** RAW RECORDS **
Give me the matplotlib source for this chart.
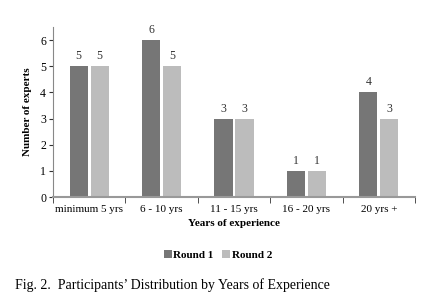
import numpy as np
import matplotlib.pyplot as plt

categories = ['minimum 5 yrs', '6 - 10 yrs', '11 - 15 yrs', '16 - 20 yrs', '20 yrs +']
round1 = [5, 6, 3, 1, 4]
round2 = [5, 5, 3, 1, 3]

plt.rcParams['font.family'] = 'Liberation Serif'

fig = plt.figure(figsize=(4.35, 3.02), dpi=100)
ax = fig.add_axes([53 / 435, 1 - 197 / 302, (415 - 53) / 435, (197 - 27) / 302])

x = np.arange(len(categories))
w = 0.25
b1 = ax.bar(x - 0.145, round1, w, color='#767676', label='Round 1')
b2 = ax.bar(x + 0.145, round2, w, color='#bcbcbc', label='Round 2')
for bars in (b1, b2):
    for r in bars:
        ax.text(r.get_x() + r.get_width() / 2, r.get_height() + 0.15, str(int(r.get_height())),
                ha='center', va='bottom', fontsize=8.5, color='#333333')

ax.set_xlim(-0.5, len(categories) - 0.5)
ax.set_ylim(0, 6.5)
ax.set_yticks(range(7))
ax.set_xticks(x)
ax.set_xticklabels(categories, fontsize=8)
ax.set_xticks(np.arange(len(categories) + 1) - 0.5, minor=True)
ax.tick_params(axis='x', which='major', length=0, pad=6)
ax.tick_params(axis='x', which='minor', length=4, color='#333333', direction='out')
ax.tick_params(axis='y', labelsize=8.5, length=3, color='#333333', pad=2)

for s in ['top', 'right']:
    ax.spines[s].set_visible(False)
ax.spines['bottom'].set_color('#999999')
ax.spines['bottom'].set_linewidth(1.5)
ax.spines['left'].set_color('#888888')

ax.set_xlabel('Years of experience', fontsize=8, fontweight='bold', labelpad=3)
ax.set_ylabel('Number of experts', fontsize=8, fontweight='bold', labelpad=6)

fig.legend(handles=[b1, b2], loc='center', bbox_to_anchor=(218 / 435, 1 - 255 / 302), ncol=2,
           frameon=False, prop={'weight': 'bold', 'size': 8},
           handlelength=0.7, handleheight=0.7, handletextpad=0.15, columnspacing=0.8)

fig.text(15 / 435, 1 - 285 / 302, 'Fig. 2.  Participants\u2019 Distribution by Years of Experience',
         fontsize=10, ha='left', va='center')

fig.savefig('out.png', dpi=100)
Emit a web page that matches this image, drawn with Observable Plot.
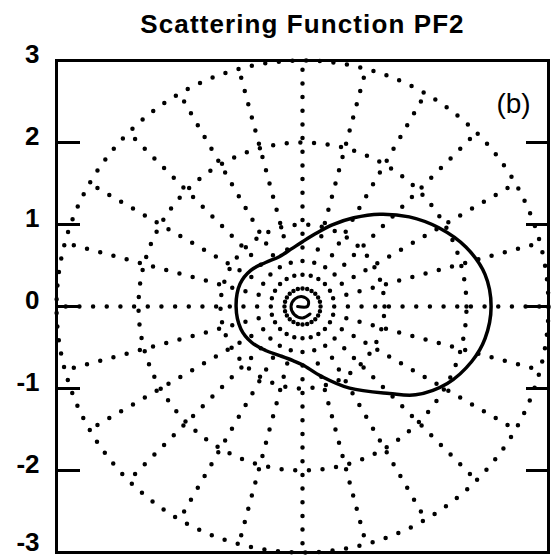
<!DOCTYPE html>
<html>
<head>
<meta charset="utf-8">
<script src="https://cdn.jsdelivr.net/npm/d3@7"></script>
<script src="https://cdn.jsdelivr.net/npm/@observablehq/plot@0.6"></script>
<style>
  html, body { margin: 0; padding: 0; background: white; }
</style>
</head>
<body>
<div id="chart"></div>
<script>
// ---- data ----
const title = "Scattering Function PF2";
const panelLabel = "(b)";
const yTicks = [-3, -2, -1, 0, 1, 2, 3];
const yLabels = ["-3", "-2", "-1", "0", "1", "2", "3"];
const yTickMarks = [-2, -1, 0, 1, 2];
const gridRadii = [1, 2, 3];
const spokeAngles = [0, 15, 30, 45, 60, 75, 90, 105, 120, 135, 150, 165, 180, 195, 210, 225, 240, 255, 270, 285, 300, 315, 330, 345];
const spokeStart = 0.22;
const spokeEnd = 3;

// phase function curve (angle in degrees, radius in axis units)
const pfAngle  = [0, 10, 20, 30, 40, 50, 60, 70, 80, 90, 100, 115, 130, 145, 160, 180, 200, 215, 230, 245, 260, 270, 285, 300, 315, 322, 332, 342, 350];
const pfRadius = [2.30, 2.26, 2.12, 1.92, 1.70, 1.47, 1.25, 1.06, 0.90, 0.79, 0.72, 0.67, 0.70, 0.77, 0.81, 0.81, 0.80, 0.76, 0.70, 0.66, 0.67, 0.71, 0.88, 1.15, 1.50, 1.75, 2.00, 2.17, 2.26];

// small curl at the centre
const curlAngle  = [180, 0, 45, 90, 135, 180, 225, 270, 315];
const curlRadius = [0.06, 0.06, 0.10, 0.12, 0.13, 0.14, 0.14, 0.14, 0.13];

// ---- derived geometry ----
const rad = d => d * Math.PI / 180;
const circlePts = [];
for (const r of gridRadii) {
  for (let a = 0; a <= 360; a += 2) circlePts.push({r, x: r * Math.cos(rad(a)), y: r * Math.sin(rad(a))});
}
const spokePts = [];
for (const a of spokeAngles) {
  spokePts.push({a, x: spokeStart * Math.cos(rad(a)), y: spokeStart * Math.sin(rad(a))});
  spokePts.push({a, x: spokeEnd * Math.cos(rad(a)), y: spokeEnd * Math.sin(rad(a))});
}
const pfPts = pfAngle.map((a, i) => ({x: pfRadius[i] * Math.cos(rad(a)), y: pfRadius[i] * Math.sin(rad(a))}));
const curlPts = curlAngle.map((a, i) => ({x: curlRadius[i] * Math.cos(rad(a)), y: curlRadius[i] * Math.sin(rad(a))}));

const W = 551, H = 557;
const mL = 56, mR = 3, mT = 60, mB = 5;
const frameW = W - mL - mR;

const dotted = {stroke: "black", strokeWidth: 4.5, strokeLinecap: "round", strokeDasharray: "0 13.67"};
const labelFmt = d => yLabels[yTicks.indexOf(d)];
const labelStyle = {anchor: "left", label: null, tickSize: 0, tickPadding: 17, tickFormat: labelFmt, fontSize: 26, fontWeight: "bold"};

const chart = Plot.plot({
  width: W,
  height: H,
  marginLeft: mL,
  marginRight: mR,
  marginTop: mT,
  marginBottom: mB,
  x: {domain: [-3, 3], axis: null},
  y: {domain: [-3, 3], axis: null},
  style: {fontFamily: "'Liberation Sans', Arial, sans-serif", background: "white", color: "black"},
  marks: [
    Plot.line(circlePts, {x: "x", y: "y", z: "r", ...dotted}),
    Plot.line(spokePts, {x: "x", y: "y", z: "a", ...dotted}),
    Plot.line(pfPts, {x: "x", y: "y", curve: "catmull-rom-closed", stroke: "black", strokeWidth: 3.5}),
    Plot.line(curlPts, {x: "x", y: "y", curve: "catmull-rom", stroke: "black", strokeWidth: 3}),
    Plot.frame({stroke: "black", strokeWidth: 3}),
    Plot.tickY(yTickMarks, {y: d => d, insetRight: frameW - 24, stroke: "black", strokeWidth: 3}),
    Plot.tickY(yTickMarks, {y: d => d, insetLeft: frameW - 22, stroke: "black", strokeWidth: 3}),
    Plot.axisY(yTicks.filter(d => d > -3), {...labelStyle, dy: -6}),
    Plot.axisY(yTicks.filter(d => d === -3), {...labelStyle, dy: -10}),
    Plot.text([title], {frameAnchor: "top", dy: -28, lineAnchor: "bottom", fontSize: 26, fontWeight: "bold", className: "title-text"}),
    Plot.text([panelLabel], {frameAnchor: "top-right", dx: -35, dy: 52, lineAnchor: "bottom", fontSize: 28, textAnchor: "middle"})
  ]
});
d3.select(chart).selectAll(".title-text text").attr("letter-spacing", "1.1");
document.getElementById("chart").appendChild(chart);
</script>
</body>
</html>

--

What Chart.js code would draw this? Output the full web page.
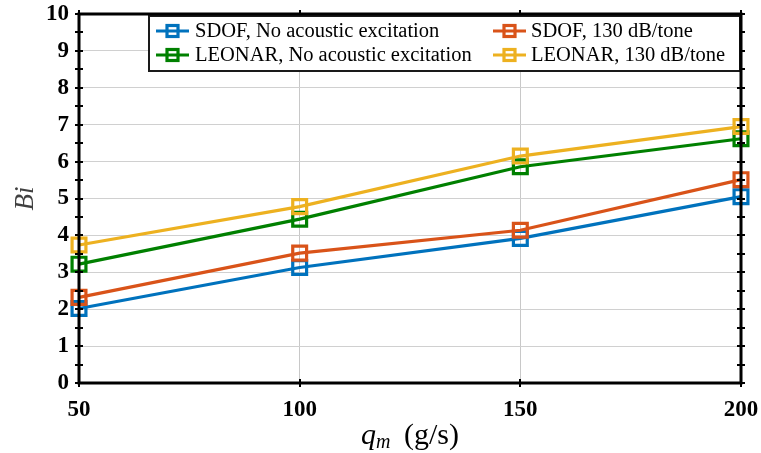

==

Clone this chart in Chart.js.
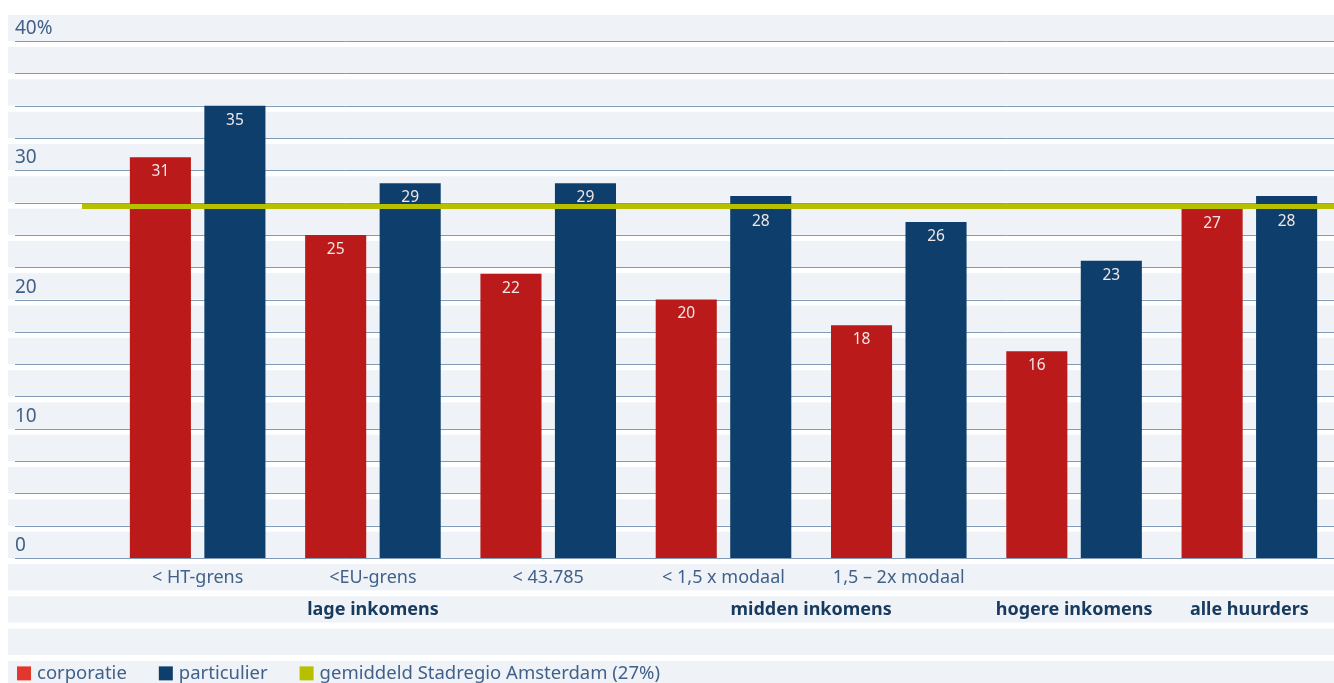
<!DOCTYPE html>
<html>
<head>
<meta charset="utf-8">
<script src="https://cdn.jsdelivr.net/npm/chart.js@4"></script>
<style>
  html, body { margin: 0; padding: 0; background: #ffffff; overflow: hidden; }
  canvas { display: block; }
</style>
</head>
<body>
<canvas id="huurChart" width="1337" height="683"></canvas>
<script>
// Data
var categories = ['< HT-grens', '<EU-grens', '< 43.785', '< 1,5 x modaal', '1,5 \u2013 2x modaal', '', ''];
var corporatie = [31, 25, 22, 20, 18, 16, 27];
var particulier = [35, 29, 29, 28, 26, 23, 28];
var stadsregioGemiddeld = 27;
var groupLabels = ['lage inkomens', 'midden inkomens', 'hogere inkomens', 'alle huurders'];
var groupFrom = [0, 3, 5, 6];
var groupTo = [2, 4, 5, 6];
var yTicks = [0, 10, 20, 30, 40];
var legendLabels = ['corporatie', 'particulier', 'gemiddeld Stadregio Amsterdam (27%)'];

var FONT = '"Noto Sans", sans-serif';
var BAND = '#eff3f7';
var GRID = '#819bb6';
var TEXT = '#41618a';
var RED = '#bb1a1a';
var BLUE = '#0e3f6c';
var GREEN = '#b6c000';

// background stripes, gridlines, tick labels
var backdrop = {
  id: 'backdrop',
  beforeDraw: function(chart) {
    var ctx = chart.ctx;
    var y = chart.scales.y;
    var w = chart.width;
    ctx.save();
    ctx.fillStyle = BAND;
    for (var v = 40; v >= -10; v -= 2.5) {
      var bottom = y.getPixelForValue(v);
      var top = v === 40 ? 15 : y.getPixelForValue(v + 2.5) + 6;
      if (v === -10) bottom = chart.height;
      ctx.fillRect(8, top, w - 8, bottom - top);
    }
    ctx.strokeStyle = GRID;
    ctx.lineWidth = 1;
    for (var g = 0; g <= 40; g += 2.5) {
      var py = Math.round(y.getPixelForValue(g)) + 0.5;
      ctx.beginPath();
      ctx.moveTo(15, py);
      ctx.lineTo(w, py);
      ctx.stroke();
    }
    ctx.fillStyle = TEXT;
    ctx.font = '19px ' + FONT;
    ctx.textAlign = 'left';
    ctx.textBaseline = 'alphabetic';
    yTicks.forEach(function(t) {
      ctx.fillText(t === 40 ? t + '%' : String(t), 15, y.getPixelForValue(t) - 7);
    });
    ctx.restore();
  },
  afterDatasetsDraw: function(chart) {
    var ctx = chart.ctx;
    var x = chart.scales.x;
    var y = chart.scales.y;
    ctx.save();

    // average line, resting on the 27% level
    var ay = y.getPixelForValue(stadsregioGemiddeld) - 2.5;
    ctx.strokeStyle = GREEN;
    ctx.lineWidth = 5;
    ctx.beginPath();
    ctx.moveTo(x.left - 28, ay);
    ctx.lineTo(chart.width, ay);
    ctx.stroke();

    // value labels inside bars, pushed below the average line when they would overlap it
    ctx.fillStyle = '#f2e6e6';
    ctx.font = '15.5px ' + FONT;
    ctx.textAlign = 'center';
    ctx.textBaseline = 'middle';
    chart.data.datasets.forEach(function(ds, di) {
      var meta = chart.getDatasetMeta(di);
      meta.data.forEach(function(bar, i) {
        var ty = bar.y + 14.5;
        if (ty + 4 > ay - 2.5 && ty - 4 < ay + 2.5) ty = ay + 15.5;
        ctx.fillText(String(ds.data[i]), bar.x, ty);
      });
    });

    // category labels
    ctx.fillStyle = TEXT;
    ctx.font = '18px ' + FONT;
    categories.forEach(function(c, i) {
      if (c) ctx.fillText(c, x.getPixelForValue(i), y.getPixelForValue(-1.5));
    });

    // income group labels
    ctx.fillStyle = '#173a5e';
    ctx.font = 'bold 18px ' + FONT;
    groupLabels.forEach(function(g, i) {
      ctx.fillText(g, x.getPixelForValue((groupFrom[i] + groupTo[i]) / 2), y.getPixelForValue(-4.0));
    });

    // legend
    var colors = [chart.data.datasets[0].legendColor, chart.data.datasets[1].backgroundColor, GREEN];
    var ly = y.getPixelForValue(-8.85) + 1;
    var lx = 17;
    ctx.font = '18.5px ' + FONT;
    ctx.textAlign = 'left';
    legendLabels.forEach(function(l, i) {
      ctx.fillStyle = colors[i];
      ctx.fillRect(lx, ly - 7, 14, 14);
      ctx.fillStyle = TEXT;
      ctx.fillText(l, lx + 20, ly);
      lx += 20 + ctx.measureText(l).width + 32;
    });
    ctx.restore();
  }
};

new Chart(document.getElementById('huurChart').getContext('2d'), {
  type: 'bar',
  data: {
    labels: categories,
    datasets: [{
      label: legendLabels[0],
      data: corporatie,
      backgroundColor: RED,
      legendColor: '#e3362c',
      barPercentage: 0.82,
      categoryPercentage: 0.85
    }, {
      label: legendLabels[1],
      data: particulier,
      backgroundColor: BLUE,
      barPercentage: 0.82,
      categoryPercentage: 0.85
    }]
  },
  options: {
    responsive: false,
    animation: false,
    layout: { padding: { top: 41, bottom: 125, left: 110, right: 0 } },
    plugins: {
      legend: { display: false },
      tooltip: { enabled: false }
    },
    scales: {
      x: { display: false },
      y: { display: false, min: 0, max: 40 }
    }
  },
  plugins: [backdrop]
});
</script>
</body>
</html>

** EXERCISE REQUIREMENTS **
In the listing above, find the line with "Emit a web page" and the line with "2.00, 2.17, 2.26];". Set down both and every line between them, minus the pictures.

** WORKED ANSWER **
Emit a web page that matches this image, drawn with Observable Plot.
<!DOCTYPE html>
<html>
<head>
<meta charset="utf-8">
<script src="https://cdn.jsdelivr.net/npm/d3@7"></script>
<script src="https://cdn.jsdelivr.net/npm/@observablehq/plot@0.6"></script>
<style>
  html, body { margin: 0; padding: 0; background: white; }
</style>
</head>
<body>
<div id="chart"></div>
<script>
// ---- data ----
const title = "Scattering Function PF2";
const panelLabel = "(b)";
const yTicks = [-3, -2, -1, 0, 1, 2, 3];
const yLabels = ["-3", "-2", "-1", "0", "1", "2", "3"];
const yTickMarks = [-2, -1, 0, 1, 2];
const gridRadii = [1, 2, 3];
const spokeAngles = [0, 15, 30, 45, 60, 75, 90, 105, 120, 135, 150, 165, 180, 195, 210, 225, 240, 255, 270, 285, 300, 315, 330, 345];
const spokeStart = 0.22;
const spokeEnd = 3;

// phase function curve (angle in degrees, radius in axis units)
const pfAngle  = [0, 10, 20, 30, 40, 50, 60, 70, 80, 90, 100, 115, 130, 145, 160, 180, 200, 215, 230, 245, 260, 270, 285, 300, 315, 322, 332, 342, 350];
const pfRadius = [2.30, 2.26, 2.12, 1.92, 1.70, 1.47, 1.25, 1.06, 0.90, 0.79, 0.72, 0.67, 0.70, 0.77, 0.81, 0.81, 0.80, 0.76, 0.70, 0.66, 0.67, 0.71, 0.88, 1.15, 1.50, 1.75, 2.00, 2.17, 2.26];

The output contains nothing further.